(Extracted records)
___

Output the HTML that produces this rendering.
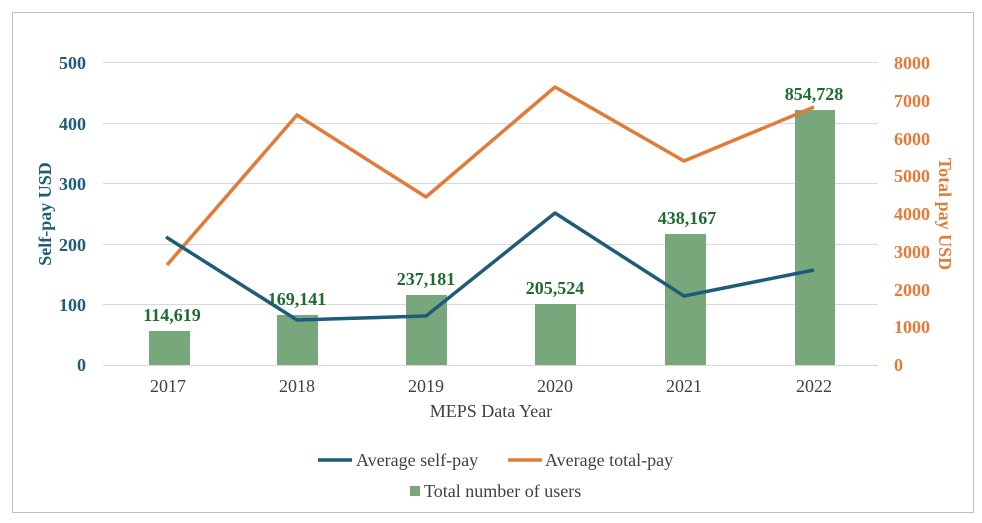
<!DOCTYPE html>
<html><head><meta charset="utf-8"><style>
body{margin:0;background:#fff;}
svg{display:block;font-family:"Liberation Serif",serif;}
</style></head><body>
<svg width="982" height="523" viewBox="0 0 982 523">
<rect x="12.5" y="12.5" width="961" height="500" fill="#fff" stroke="#bfbfbf"/>
<g stroke="#d9d9d9" stroke-width="1">
<line x1="103" y1="62.5" x2="878" y2="62.5"/>
<line x1="103" y1="123.5" x2="878" y2="123.5"/>
<line x1="103" y1="183.5" x2="878" y2="183.5"/>
<line x1="103" y1="244.5" x2="878" y2="244.5"/>
<line x1="103" y1="304.5" x2="878" y2="304.5"/>
<line x1="103" y1="365.5" x2="878" y2="365.5"/>
</g>
<g fill="#78a77c">
<rect x="149" y="331" width="41" height="34"/>
<rect x="277" y="315" width="41" height="50"/>
<rect x="406" y="295" width="41" height="70"/>
<rect x="535" y="304" width="41" height="61"/>
<rect x="665" y="234" width="41" height="131"/>
<rect x="795" y="110" width="40" height="255"/>
</g>
<polyline fill="none" stroke="#e07b39" stroke-width="3.5" stroke-linejoin="round" points="167,265 297,115 426,197 555,87 684,161 814,107"/>
<polyline fill="none" stroke="#1f5c7a" stroke-width="3.5" stroke-linejoin="round" points="166,237 297,320 426,316 555,213 684,296 814,270"/>
<g font-weight="bold" font-size="18" fill="#1e6b30" text-anchor="middle">
<text x="172" y="321">114,619</text>
<text x="297" y="305">169,141</text>
<text x="426" y="285">237,181</text>
<text x="555" y="294">205,524</text>
<text x="687" y="224">438,167</text>
<text x="814" y="100">854,728</text>
</g>
<g font-weight="bold" font-size="18" fill="#1f5c7a" text-anchor="end">
<text x="86" y="69">500</text><text x="86" y="130">400</text><text x="86" y="190">300</text>
<text x="86" y="251">200</text><text x="86" y="311">100</text><text x="86" y="371">0</text>
</g>
<text transform="translate(51,214) rotate(-90)" font-weight="bold" font-size="18" fill="#1f5c7a" text-anchor="middle">Self-pay USD</text>
<g font-weight="bold" font-size="18" fill="#e07b39" text-anchor="start">
<text x="894" y="69">8000</text><text x="894" y="107">7000</text><text x="894" y="145">6000</text>
<text x="894" y="182">5000</text><text x="894" y="220">4000</text><text x="894" y="258">3000</text>
<text x="894" y="296">2000</text><text x="894" y="333">1000</text><text x="894" y="371">0</text>
</g>
<text transform="translate(939,214) rotate(90)" font-weight="bold" font-size="18" fill="#e07b39" text-anchor="middle">Total pay USD</text>
<g font-size="18" fill="#404040" text-anchor="middle">
<text x="168" y="392">2017</text><text x="297" y="392">2018</text><text x="426" y="392">2019</text>
<text x="555" y="392">2020</text><text x="684" y="392">2021</text><text x="814" y="392">2022</text>
<text x="491" y="417">MEPS Data Year</text>
</g>
<line x1="318" y1="460" x2="352" y2="460" stroke="#1f5c7a" stroke-width="3.5"/>
<text x="356" y="466" font-size="18" fill="#404040">Average self-pay</text>
<line x1="508" y1="460" x2="542" y2="460" stroke="#e07b39" stroke-width="3.5"/>
<text x="545" y="466" font-size="18" fill="#404040">Average total-pay</text>
<rect x="410" y="486" width="10" height="10" fill="#78a77c"/>
<text x="424" y="497" font-size="18" fill="#404040">Total number of users</text>
</svg>
</body></html>
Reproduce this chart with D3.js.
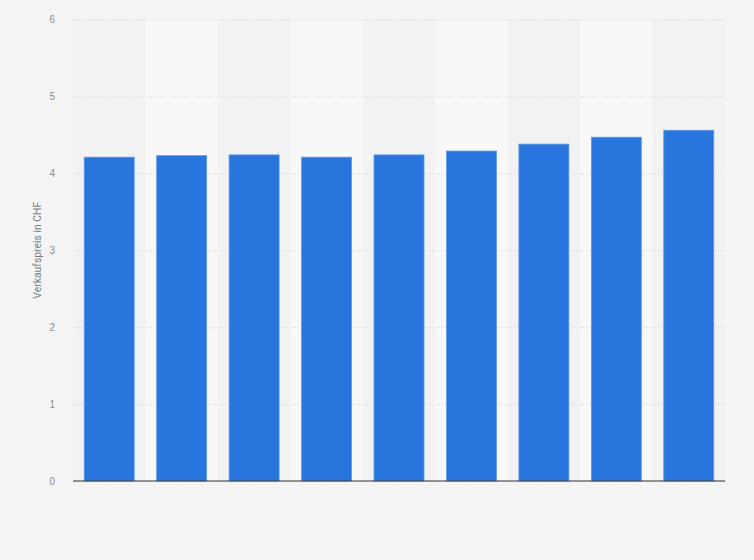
<!DOCTYPE html>
<html>
<head>
<meta charset="utf-8">
<script src="https://cdn.jsdelivr.net/npm/d3@7"></script>
<style>
  body { margin: 0; background: #f4f4f4; }
  svg { display: block; font-family: Roboto, "Noto Sans", sans-serif; }
</style>
</head>
<body>
<div class="chart"></div>
<script>
// Verkaufspreis in CHF, 9 Jahre (keine Kategorienbeschriftung sichtbar)
const categories = ["1", "2", "3", "4", "5", "6", "7", "8", "9"];
const values = [4.21, 4.23, 4.24, 4.21, 4.24, 4.29, 4.38, 4.47, 4.56];
const yTicks = [0, 1, 2, 3, 4, 5, 6];
const yLabel = "Verkaufspreis in CHF";

const width = 754, height = 560;
const margin = {top: 19.5, right: 29, bottom: 79, left: 73};

const svg = d3.select(".chart").append("svg")
    .attr("width", width)
    .attr("height", height);

svg.append("rect")
    .attr("width", width).attr("height", height)
    .attr("fill", "#f4f4f4");

const x = d3.scaleBand()
    .domain(categories)
    .range([margin.left, width - margin.right])
    .paddingInner(0.31)
    .paddingOuter(0.155);

const y = d3.scaleLinear()
    .domain([0, 6])
    .range([height - margin.bottom, margin.top]);

const step = x.step();

// alternating column stripes
svg.append("g").selectAll("rect")
    .data(categories)
    .enter().append("rect")
    .attr("x", (d, i) => margin.left + i * step)
    .attr("y", margin.top)
    .attr("width", step)
    .attr("height", y(0) - margin.top)
    .attr("fill", (d, i) => i % 2 ? "#f8f8f8" : "#f2f2f2");

// grid lines
svg.append("g")
    .attr("transform", `translate(${margin.left},0)`)
    .call(d3.axisLeft(y).tickValues(yTicks).tickSize(-(width - margin.left - margin.right)).tickFormat(""))
    .call(g => g.select(".domain").remove())
    .call(g => g.selectAll(".tick line")
        .attr("stroke", "#cfcfcf")
        .attr("stroke-dasharray", "1,2"));

// tick labels
svg.append("g")
    .attr("transform", `translate(${margin.left - 15},0)`)
    .call(d3.axisLeft(y).tickValues(yTicks).tickSize(0).tickFormat(d3.format("d")))
    .call(g => g.select(".domain").remove())
    .call(g => g.selectAll("text")
        .attr("fill", "#8c8c8c")
        .attr("font-size", 10)
        .attr("dx", 0));

// bars
svg.append("g").selectAll(".bar")
    .data(values)
    .enter().append("rect")
    .attr("class", "bar")
    .attr("x", (d, i) => x(categories[i]))
    .attr("y", d => y(d))
    .attr("width", x.bandwidth())
    .attr("height", d => y(0) - y(d))
    .attr("fill", "#2876dd")
    .attr("stroke", "#5d9ae8")
    .attr("stroke-width", 0.8);

// baseline
svg.append("line")
    .attr("x1", margin.left).attr("x2", width - margin.right)
    .attr("y1", y(0)).attr("y2", y(0))
    .attr("stroke", "#333")
    .attr("stroke-width", 1.2);

// y axis title
svg.append("text")
    .attr("transform", `translate(41,${(margin.top + y(0)) / 2}) rotate(-90)`)
    .attr("text-anchor", "middle")
    .attr("fill", "#7a7a7a")
    .attr("font-size", 10.4)
    .text(yLabel);
</script>
</body>
</html>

___

EXERCISE: Reproduce every record above exactly, omitting the pictures.

RESPONSE:
Output the HTML that produces this rendering.
<!DOCTYPE html>
<html><head><meta charset="utf-8"><style>
body{margin:0;background:#fff;}
svg{display:block;font-family:"Liberation Serif",serif;}
</style></head><body>
<svg width="982" height="523" viewBox="0 0 982 523">
<rect x="12.5" y="12.5" width="961" height="500" fill="#fff" stroke="#bfbfbf"/>
<g stroke="#d9d9d9" stroke-width="1">
<line x1="103" y1="62.5" x2="878" y2="62.5"/>
<line x1="103" y1="123.5" x2="878" y2="123.5"/>
<line x1="103" y1="183.5" x2="878" y2="183.5"/>
<line x1="103" y1="244.5" x2="878" y2="244.5"/>
<line x1="103" y1="304.5" x2="878" y2="304.5"/>
<line x1="103" y1="365.5" x2="878" y2="365.5"/>
</g>
<g fill="#78a77c">
<rect x="149" y="331" width="41" height="34"/>
<rect x="277" y="315" width="41" height="50"/>
<rect x="406" y="295" width="41" height="70"/>
<rect x="535" y="304" width="41" height="61"/>
<rect x="665" y="234" width="41" height="131"/>
<rect x="795" y="110" width="40" height="255"/>
</g>
<polyline fill="none" stroke="#e07b39" stroke-width="3.5" stroke-linejoin="round" points="167,265 297,115 426,197 555,87 684,161 814,107"/>
<polyline fill="none" stroke="#1f5c7a" stroke-width="3.5" stroke-linejoin="round" points="166,237 297,320 426,316 555,213 684,296 814,270"/>
<g font-weight="bold" font-size="18" fill="#1e6b30" text-anchor="middle">
<text x="172" y="321">114,619</text>
<text x="297" y="305">169,141</text>
<text x="426" y="285">237,181</text>
<text x="555" y="294">205,524</text>
<text x="687" y="224">438,167</text>
<text x="814" y="100">854,728</text>
</g>
<g font-weight="bold" font-size="18" fill="#1f5c7a" text-anchor="end">
<text x="86" y="69">500</text><text x="86" y="130">400</text><text x="86" y="190">300</text>
<text x="86" y="251">200</text><text x="86" y="311">100</text><text x="86" y="371">0</text>
</g>
<text transform="translate(51,214) rotate(-90)" font-weight="bold" font-size="18" fill="#1f5c7a" text-anchor="middle">Self-pay USD</text>
<g font-weight="bold" font-size="18" fill="#e07b39" text-anchor="start">
<text x="894" y="69">8000</text><text x="894" y="107">7000</text><text x="894" y="145">6000</text>
<text x="894" y="182">5000</text><text x="894" y="220">4000</text><text x="894" y="258">3000</text>
<text x="894" y="296">2000</text><text x="894" y="333">1000</text><text x="894" y="371">0</text>
</g>
<text transform="translate(939,214) rotate(90)" font-weight="bold" font-size="18" fill="#e07b39" text-anchor="middle">Total pay USD</text>
<g font-size="18" fill="#404040" text-anchor="middle">
<text x="168" y="392">2017</text><text x="297" y="392">2018</text><text x="426" y="392">2019</text>
<text x="555" y="392">2020</text><text x="684" y="392">2021</text><text x="814" y="392">2022</text>
<text x="491" y="417">MEPS Data Year</text>
</g>
<line x1="318" y1="460" x2="352" y2="460" stroke="#1f5c7a" stroke-width="3.5"/>
<text x="356" y="466" font-size="18" fill="#404040">Average self-pay</text>
<line x1="508" y1="460" x2="542" y2="460" stroke="#e07b39" stroke-width="3.5"/>
<text x="545" y="466" font-size="18" fill="#404040">Average total-pay</text>
<rect x="410" y="486" width="10" height="10" fill="#78a77c"/>
<text x="424" y="497" font-size="18" fill="#404040">Total number of users</text>
</svg>
</body></html>
Reproduce this chart with D3.js.
<!DOCTYPE html>
<html>
<head>
<meta charset="utf-8">
<script src="https://cdn.jsdelivr.net/npm/d3@7"></script>
<style>
  body { margin: 0; background: #f4f4f4; }
  svg { display: block; font-family: Roboto, "Noto Sans", sans-serif; }
</style>
</head>
<body>
<div class="chart"></div>
<script>
// Verkaufspreis in CHF, 9 Jahre (keine Kategorienbeschriftung sichtbar)
const categories = ["1", "2", "3", "4", "5", "6", "7", "8", "9"];
const values = [4.21, 4.23, 4.24, 4.21, 4.24, 4.29, 4.38, 4.47, 4.56];
const yTicks = [0, 1, 2, 3, 4, 5, 6];
const yLabel = "Verkaufspreis in CHF";

const width = 754, height = 560;
const margin = {top: 19.5, right: 29, bottom: 79, left: 73};

const svg = d3.select(".chart").append("svg")
    .attr("width", width)
    .attr("height", height);

svg.append("rect")
    .attr("width", width).attr("height", height)
    .attr("fill", "#f4f4f4");

const x = d3.scaleBand()
    .domain(categories)
    .range([margin.left, width - margin.right])
    .paddingInner(0.31)
    .paddingOuter(0.155);

const y = d3.scaleLinear()
    .domain([0, 6])
    .range([height - margin.bottom, margin.top]);

const step = x.step();

// alternating column stripes
svg.append("g").selectAll("rect")
    .data(categories)
    .enter().append("rect")
    .attr("x", (d, i) => margin.left + i * step)
    .attr("y", margin.top)
    .attr("width", step)
    .attr("height", y(0) - margin.top)
    .attr("fill", (d, i) => i % 2 ? "#f8f8f8" : "#f2f2f2");

// grid lines
svg.append("g")
    .attr("transform", `translate(${margin.left},0)`)
    .call(d3.axisLeft(y).tickValues(yTicks).tickSize(-(width - margin.left - margin.right)).tickFormat(""))
    .call(g => g.select(".domain").remove())
    .call(g => g.selectAll(".tick line")
        .attr("stroke", "#cfcfcf")
        .attr("stroke-dasharray", "1,2"));

// tick labels
svg.append("g")
    .attr("transform", `translate(${margin.left - 15},0)`)
    .call(d3.axisLeft(y).tickValues(yTicks).tickSize(0).tickFormat(d3.format("d")))
    .call(g => g.select(".domain").remove())
    .call(g => g.selectAll("text")
        .attr("fill", "#8c8c8c")
        .attr("font-size", 10)
        .attr("dx", 0));

// bars
svg.append("g").selectAll(".bar")
    .data(values)
    .enter().append("rect")
    .attr("class", "bar")
    .attr("x", (d, i) => x(categories[i]))
    .attr("y", d => y(d))
    .attr("width", x.bandwidth())
    .attr("height", d => y(0) - y(d))
    .attr("fill", "#2876dd")
    .attr("stroke", "#5d9ae8")
    .attr("stroke-width", 0.8);

// baseline
svg.append("line")
    .attr("x1", margin.left).attr("x2", width - margin.right)
    .attr("y1", y(0)).attr("y2", y(0))
    .attr("stroke", "#333")
    .attr("stroke-width", 1.2);

// y axis title
svg.append("text")
    .attr("transform", `translate(41,${(margin.top + y(0)) / 2}) rotate(-90)`)
    .attr("text-anchor", "middle")
    .attr("fill", "#7a7a7a")
    .attr("font-size", 10.4)
    .text(yLabel);
</script>
</body>
</html>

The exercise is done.